Ambos os casos representam um experimento que permitiu que um feto gesta no corpo de uma mulher com morte cerebral. Sabendo o tremendo trabalho que o corpo de uma mulher grávida deve realizar para sustentar e nutrir uma gravidez, não é possível determinar com certeza os danos ao feto por ficar preso dentro de um corpo sem um cérebro funcional.
Indignação
Na semana passada, meses após o início desta saga e na esteira da indignação pública sobre a história, uma porta-voz do gabinete do procurador-geral da Geórgia emitiu uma declaração concisa: “Não há nada” na legislação estadual sobre aborto “que exija que os profissionais médicos mantenham uma mulher em suporte de vida após a morte cerebral. Remover o suporte de vida não é uma ação com o objetivo de interromper uma gravidez”, disse ela.

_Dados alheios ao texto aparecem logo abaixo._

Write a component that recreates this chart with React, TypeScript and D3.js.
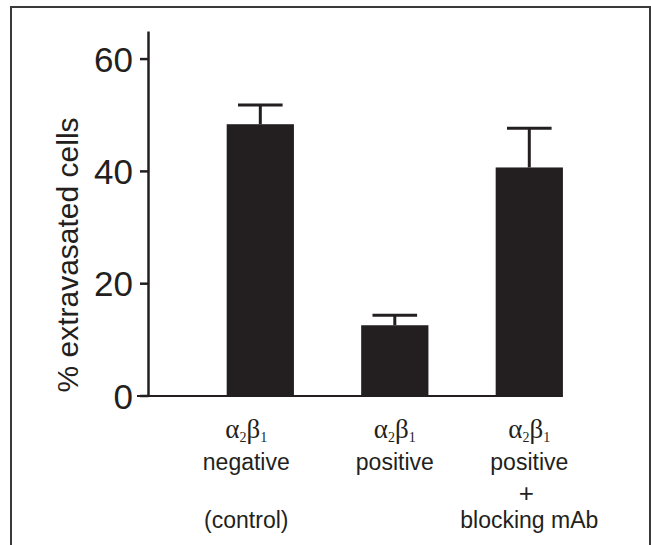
import React from "react";
import * as d3 from "d3";

const categories = ["neg", "pos", "posBlock"];
const values = [48.4, 12.6, 40.7];
const errorTops = [51.8, 14.4, 47.7];
const yTicks = [0, 20, 40, 60];
const labelLines: string[][] = [
  ["negative", "", "(control)"],
  ["positive", "", ""],
  ["positive", "+", "blocking mAb"],
];
const yTitle = "% extravasated cells";

const W = 651;
const H = 545;
const ink = "#231f20";
const sans = "'Liberation Sans', Arial, sans-serif";
// layout: horizontal offset of each category's label block from its bar centre
const LABEL_SHIFT = [-14, 0, 0];

export default function App() {
  const y = d3.scaleLinear().domain([0, 65]).range([396, 31]);
  const x = d3
    .scaleBand<string>()
    .domain(categories)
    .range([148, 641.6])
    .paddingInner(0.5)
    .paddingOuter(0.585);
  const bw = x.bandwidth();
  const lastRight = (x(categories[categories.length - 1]) as number) + bw;
  const axisX = 148.5;

  return (
    <svg
      width={W}
      height={H}
      style={{ position: "absolute", left: 0, top: 0, background: "#fff" }}
    >
      <rect x={0} y={0} width={W} height={H} fill="#fff" />
      {/* frame */}
      <rect x={11} y={7} width={639} height={600} fill="none" stroke="#3a3a3a" strokeWidth={2} />

      {/* bars */}
      {categories.map((c, i) => (
        <rect
          key={c}
          x={x(c)}
          y={y(values[i])}
          width={bw}
          height={y(0) - y(values[i])}
          fill={ink}
        />
      ))}
      {/* error bars */}
      {categories.map((c, i) => {
        const cx = (x(c) as number) + bw / 2;
        return (
          <g key={c + "e"} stroke={ink}>
            <line x1={cx} x2={cx} y1={y(values[i])} y2={y(errorTops[i])} strokeWidth={3} />
            <line x1={cx - 22.3} x2={cx + 22.3} y1={y(errorTops[i])} y2={y(errorTops[i])} strokeWidth={3} />
          </g>
        );
      })}

      {/* y axis */}
      <line x1={axisX} x2={axisX} y1={31.5} y2={y(0) + 1} stroke={ink} strokeWidth={2.5} />
      <line x1={137} x2={lastRight} y1={y(0)} y2={y(0)} stroke={ink} strokeWidth={2.2} />
      {yTicks.map((t) => (
        <g key={t}>
          <line x1={140} x2={axisX} y1={y(t)} y2={y(t)} stroke={ink} strokeWidth={2.5} />
          <text
            x={133}
            y={y(t)}
            dy="0.36em"
            textAnchor="end"
            fontFamily={sans}
            fontSize={35}
            fill={ink}
          >
            {t}
          </text>
        </g>
      ))}
      <text
        transform={`translate(78, 255) rotate(-90)`}
        textAnchor="middle"
        fontFamily={sans}
        fontSize={30}
        fill={ink}
      >
        {yTitle}
      </text>

      {/* category labels */}
      {categories.map((c, i) => {
        const cx = (x(c) as number) + bw / 2 + LABEL_SHIFT[i];
        const lines = labelLines[i];
        return (
          <g key={c + "l"} fill={ink} textAnchor="middle">
            <text x={cx} y={438} fontFamily="'Liberation Serif', serif" fontSize={27}>
              α<tspan fontSize={14} dy={4}>2</tspan>
              <tspan dy={-4}>β</tspan>
              <tspan fontSize={14} dy={4}>1</tspan>
            </text>
            <text x={cx} y={470} fontFamily={sans} fontSize={23}>{lines[0]}</text>
            {lines[1] && (
              <text x={cx - 3} y={502} fontFamily={sans} fontSize={26}>{lines[1]}</text>
            )}
            {lines[2] && (
              <text x={cx} y={528} fontFamily={sans} fontSize={23}>{lines[2]}</text>
            )}
          </g>
        );
      })}
    </svg>
  );
}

Embora a família tenha afirmado que acolherá um bebê caso ele nasça vivo, é fácil perceber como médicos e advogados que os assessoram, divididos entre tentar seguir a Lei à risca e, ao mesmo tempo, aderir aos padrões médicos de atendimento, podem ficar confusos e com medo do que dizer. Isso pode levar a um viés pela manutenção do status quo. As consequências de tomar qualquer atitude que possa ser interpretada como aborto podem significar prisão ou a perda da licença médica.

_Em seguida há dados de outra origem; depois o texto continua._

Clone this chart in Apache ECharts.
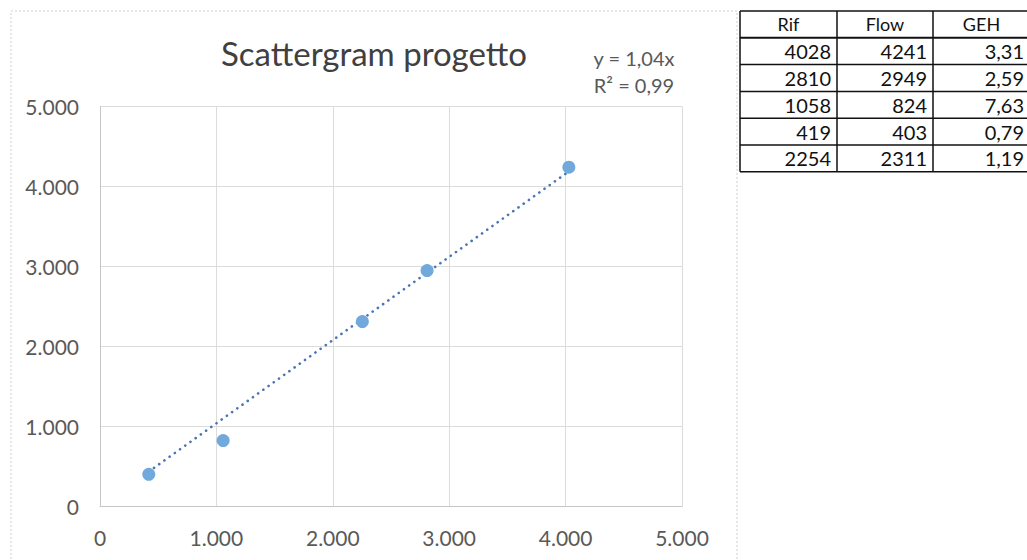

Se os legisladores da Geórgia se preocupam com a vida, deveriam investir mais tempo e dinheiro tentando reduzir as taxas de mortalidade materna e infantil do Estado, que estão entre as piores do país, especialmente entre mulheres negras e seus filhos. Deveriam considerar quais recursos financeiros serão disponibilizados para cobrir o custo dos cuidados extraordinários atualmente prestados ao corpo da Sra. Smith e os custos que podem advir se o feto que permanece dentro dela eventualmente nascer vivo em um estado onde o acesso à saúde pode ser irregular.
Experimentos
Embora as circunstâncias da suposta alta da enfermeira Smith do hospital logo no início dos sintomas ainda não sejam claras, ela não teria sido a primeira mulher negra a sofrer catastroficamente nas mãos de profissionais de saúde que ignoram a dor negra. E a experimentação antiética com corpos de mulheres negras não é um fenômeno novo nos Estados Unidos.

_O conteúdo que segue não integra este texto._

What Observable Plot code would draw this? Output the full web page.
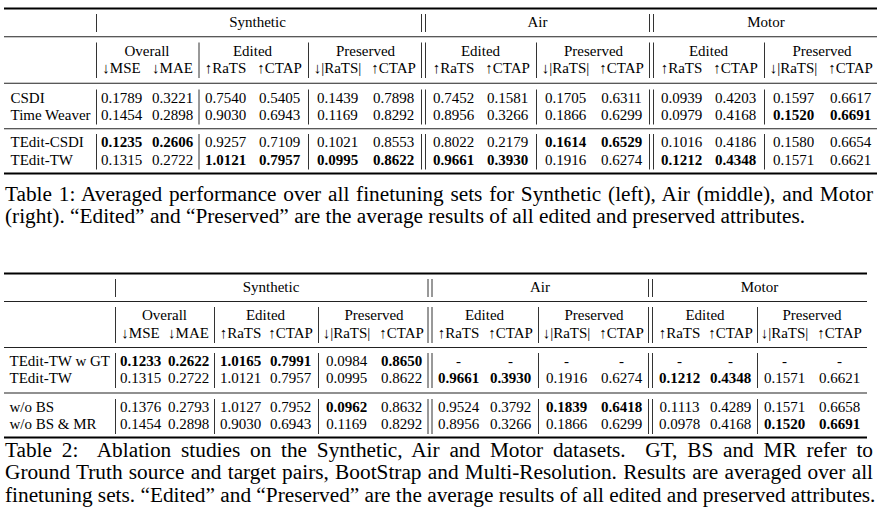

“Em sua tentativa de controlar os resultados das gestações femininas, o legislativo da Geórgia introduziu o caos em uma situação em que famílias e especialistas médicos precisam tomar decisões dolorosas sobre as pacientes. A mãe da Sra. Smith, seu filho e todos aqueles que a amam merecem a mais profunda compaixão por sua perda e tormento, mas o que está acontecendo com a Sra. Smith não é uma celebração da vida ou um milagre. É uma cooptação da morte de uma mulher para se envolver em um experimento médico assustador com um resultado profundamente incerto para qualquer criança que possa resultar. A tragédia da morte da Sra. Smith só foi agravada pelas complicações de um contexto legal que trata as mulheres grávidas como secundárias aos seus fetos, mesmo na morte”, conclui Kimberly Mutcherson, professora na Faculdade de Direito da Rutgers, em artigo impresso na edição deste sábado do diário norte-americano The New York Times.